-- WHAT IS REQUIRED --
Working from the top of the listing below, retype each line through the line containing "W, H = WIN_W - OFF, WIN_H - OFF", both included, with no pictures.

-- EXCERPTED DATA --
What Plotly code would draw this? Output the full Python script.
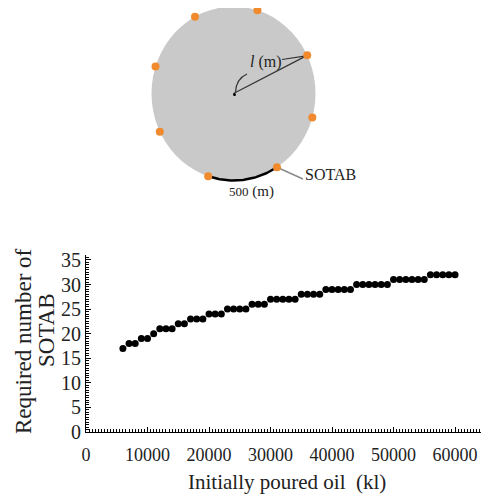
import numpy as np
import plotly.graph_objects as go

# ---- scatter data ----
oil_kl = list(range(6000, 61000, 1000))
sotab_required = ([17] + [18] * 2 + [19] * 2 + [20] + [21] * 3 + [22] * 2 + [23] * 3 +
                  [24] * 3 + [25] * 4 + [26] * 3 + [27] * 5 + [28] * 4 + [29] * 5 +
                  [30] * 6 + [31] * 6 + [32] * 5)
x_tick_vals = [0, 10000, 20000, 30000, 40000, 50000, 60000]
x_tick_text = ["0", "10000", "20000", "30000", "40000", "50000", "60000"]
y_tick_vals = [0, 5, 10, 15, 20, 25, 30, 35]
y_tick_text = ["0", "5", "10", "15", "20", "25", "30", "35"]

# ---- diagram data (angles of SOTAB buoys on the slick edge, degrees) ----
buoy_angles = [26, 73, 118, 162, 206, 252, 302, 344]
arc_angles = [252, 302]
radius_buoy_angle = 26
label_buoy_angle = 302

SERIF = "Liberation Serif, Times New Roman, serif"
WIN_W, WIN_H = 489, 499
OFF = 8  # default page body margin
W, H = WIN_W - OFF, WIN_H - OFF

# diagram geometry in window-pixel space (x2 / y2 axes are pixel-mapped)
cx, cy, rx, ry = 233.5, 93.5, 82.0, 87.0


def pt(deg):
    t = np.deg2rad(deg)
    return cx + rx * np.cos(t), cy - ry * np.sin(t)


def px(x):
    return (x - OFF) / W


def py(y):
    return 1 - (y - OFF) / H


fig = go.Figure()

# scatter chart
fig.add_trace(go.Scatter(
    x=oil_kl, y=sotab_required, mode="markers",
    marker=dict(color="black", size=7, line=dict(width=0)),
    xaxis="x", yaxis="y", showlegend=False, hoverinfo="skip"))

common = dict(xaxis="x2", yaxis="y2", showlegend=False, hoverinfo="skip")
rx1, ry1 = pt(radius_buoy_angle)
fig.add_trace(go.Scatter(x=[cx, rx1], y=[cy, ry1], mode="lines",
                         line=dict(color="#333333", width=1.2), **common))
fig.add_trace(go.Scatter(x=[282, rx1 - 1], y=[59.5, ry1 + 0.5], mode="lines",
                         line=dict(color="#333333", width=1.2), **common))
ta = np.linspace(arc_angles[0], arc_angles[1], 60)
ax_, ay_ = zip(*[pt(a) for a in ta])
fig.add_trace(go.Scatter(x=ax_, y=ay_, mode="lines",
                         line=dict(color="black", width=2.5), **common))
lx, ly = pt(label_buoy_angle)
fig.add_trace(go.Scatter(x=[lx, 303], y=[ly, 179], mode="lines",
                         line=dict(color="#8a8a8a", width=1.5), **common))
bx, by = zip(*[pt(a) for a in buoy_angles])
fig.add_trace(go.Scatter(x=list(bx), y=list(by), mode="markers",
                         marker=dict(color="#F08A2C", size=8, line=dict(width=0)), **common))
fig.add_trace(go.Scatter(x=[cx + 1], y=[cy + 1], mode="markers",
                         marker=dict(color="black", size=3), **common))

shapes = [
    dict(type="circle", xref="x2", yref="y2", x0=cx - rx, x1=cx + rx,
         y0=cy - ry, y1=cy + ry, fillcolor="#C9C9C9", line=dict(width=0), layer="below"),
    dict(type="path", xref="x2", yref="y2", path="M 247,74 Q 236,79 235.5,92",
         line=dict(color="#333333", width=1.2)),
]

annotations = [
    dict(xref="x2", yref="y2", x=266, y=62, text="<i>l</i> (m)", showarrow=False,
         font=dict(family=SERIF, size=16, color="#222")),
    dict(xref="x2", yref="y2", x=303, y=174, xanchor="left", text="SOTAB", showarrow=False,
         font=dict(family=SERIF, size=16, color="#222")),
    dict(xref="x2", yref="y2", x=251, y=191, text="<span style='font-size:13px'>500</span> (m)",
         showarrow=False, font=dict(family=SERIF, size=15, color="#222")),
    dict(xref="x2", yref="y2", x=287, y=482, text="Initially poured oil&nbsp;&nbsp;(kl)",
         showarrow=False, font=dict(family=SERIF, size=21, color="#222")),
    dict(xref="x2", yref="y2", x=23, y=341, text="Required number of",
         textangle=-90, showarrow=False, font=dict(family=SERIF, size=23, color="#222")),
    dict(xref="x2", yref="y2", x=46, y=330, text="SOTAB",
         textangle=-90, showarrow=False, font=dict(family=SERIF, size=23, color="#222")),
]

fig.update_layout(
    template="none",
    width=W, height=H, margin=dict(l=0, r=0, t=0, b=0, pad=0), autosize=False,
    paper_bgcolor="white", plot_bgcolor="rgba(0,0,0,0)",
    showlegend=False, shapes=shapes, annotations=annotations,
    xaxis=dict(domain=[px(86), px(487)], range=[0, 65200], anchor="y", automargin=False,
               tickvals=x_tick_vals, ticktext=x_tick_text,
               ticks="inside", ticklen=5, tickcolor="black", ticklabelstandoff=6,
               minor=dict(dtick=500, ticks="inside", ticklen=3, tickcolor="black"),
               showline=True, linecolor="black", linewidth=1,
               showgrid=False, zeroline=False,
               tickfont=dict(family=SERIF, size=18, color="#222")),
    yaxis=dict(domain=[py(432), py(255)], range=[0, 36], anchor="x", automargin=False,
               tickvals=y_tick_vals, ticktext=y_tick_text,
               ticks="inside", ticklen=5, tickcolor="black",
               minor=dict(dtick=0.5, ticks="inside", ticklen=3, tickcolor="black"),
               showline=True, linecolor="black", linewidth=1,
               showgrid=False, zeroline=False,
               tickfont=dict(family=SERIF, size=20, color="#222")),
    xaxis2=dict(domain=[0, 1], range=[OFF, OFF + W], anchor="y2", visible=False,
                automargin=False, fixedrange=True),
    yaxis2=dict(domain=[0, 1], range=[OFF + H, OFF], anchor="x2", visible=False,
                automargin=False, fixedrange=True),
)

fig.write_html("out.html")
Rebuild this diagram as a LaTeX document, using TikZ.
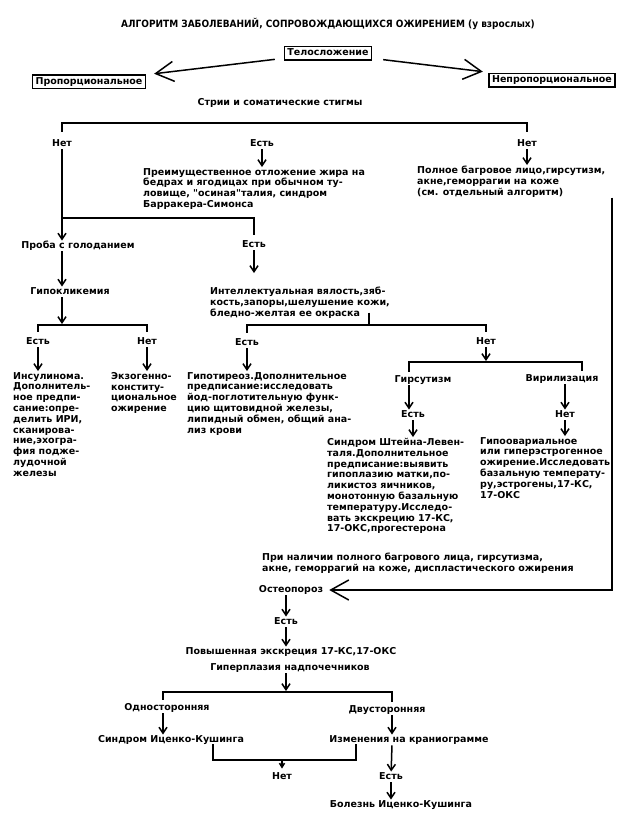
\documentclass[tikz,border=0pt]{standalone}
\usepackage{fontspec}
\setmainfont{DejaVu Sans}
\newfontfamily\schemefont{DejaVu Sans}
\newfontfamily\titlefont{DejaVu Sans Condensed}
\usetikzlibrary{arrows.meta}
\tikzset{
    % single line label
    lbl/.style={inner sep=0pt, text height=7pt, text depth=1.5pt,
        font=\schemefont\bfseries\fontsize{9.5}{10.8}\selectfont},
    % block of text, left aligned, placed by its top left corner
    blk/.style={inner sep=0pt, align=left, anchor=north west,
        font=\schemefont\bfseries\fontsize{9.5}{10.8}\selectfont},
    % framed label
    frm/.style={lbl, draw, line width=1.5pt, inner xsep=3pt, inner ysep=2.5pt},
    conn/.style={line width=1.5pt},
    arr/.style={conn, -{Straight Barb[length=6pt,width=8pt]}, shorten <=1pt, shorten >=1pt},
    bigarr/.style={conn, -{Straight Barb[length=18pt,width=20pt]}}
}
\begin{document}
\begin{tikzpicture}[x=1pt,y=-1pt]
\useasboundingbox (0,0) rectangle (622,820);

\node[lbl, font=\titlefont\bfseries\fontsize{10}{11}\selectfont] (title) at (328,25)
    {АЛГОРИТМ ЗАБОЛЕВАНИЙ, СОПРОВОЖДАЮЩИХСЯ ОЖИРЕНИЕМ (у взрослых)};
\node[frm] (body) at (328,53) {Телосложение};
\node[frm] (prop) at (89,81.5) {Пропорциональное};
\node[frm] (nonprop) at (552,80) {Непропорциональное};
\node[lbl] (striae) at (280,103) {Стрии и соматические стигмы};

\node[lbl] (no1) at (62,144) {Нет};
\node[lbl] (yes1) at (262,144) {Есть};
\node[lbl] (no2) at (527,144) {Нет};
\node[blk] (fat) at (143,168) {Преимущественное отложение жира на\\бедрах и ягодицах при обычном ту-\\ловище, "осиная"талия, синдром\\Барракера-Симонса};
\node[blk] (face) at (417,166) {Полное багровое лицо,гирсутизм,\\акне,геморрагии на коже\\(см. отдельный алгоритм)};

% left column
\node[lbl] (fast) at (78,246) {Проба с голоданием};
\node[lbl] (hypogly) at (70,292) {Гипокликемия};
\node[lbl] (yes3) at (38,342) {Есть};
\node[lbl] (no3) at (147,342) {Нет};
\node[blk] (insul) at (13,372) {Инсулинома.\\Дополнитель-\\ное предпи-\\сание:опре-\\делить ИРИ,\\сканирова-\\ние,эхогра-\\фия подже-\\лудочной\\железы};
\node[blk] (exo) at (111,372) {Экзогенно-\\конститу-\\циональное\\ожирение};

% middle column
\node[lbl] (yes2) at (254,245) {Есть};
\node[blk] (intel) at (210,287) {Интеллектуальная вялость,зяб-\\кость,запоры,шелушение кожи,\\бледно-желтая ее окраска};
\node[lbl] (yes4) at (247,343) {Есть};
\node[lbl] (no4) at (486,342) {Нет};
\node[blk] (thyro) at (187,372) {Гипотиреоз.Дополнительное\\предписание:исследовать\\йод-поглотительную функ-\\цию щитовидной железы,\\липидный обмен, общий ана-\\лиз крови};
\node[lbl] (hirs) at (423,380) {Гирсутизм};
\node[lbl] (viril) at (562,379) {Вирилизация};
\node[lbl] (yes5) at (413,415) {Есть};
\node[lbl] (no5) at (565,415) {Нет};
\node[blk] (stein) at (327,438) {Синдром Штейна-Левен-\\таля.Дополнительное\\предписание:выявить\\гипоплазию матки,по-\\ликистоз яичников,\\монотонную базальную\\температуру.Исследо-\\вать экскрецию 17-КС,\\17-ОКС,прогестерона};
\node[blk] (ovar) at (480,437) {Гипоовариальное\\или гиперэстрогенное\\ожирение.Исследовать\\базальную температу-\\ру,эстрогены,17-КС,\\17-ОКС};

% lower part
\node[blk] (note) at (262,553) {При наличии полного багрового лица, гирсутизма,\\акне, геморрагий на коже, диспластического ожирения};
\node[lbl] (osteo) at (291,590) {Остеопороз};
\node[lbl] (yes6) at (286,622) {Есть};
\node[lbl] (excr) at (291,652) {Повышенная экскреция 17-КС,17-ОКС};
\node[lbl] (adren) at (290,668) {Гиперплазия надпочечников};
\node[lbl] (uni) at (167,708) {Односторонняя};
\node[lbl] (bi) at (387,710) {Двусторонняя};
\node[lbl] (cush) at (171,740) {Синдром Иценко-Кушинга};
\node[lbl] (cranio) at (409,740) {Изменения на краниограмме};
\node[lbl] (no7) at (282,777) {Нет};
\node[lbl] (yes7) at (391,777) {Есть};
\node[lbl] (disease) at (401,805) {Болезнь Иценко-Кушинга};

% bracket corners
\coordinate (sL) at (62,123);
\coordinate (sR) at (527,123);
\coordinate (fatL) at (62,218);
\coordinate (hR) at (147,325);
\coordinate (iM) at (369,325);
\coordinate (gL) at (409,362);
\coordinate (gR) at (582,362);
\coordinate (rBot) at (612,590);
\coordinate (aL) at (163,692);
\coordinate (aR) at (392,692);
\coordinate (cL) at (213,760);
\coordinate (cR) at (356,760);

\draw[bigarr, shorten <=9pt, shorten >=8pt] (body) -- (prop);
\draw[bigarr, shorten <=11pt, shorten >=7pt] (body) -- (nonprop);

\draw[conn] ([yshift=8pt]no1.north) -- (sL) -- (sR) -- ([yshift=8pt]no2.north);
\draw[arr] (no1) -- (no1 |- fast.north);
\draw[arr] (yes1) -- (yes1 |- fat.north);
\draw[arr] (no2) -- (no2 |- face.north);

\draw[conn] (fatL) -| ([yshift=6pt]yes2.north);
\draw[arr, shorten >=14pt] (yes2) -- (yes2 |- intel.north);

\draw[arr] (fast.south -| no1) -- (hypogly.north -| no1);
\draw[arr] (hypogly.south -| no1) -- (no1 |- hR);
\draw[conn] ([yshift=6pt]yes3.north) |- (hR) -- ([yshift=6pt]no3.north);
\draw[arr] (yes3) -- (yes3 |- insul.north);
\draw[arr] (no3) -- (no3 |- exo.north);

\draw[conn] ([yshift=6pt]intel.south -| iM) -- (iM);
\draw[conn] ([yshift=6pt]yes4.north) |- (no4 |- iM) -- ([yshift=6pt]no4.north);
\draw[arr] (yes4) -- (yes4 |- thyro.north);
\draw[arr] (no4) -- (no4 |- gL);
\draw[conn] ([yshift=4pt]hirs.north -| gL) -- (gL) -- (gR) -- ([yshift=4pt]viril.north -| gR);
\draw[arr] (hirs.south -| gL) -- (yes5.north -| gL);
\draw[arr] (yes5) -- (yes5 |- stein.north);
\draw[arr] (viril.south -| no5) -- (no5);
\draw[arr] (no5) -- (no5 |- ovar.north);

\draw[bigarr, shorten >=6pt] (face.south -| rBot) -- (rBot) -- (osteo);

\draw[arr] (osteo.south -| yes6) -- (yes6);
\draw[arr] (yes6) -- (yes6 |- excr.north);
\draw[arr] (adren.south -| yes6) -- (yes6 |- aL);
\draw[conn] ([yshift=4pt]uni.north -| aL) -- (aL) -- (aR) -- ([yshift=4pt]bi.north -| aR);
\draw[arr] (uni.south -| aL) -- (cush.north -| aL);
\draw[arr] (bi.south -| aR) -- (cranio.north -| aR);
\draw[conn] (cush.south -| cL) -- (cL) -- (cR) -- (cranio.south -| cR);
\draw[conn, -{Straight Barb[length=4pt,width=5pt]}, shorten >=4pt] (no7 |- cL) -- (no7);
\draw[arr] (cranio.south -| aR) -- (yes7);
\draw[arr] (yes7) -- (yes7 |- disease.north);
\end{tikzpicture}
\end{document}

-- COMPLETE OUTPUT --
What Plotly code would draw this? Output the full Python script.
import numpy as np
import plotly.graph_objects as go

# ---- scatter data ----
oil_kl = list(range(6000, 61000, 1000))
sotab_required = ([17] + [18] * 2 + [19] * 2 + [20] + [21] * 3 + [22] * 2 + [23] * 3 +
                  [24] * 3 + [25] * 4 + [26] * 3 + [27] * 5 + [28] * 4 + [29] * 5 +
                  [30] * 6 + [31] * 6 + [32] * 5)
x_tick_vals = [0, 10000, 20000, 30000, 40000, 50000, 60000]
x_tick_text = ["0", "10000", "20000", "30000", "40000", "50000", "60000"]
y_tick_vals = [0, 5, 10, 15, 20, 25, 30, 35]
y_tick_text = ["0", "5", "10", "15", "20", "25", "30", "35"]

# ---- diagram data (angles of SOTAB buoys on the slick edge, degrees) ----
buoy_angles = [26, 73, 118, 162, 206, 252, 302, 344]
arc_angles = [252, 302]
radius_buoy_angle = 26
label_buoy_angle = 302

SERIF = "Liberation Serif, Times New Roman, serif"
WIN_W, WIN_H = 489, 499
OFF = 8  # default page body margin
W, H = WIN_W - OFF, WIN_H - OFF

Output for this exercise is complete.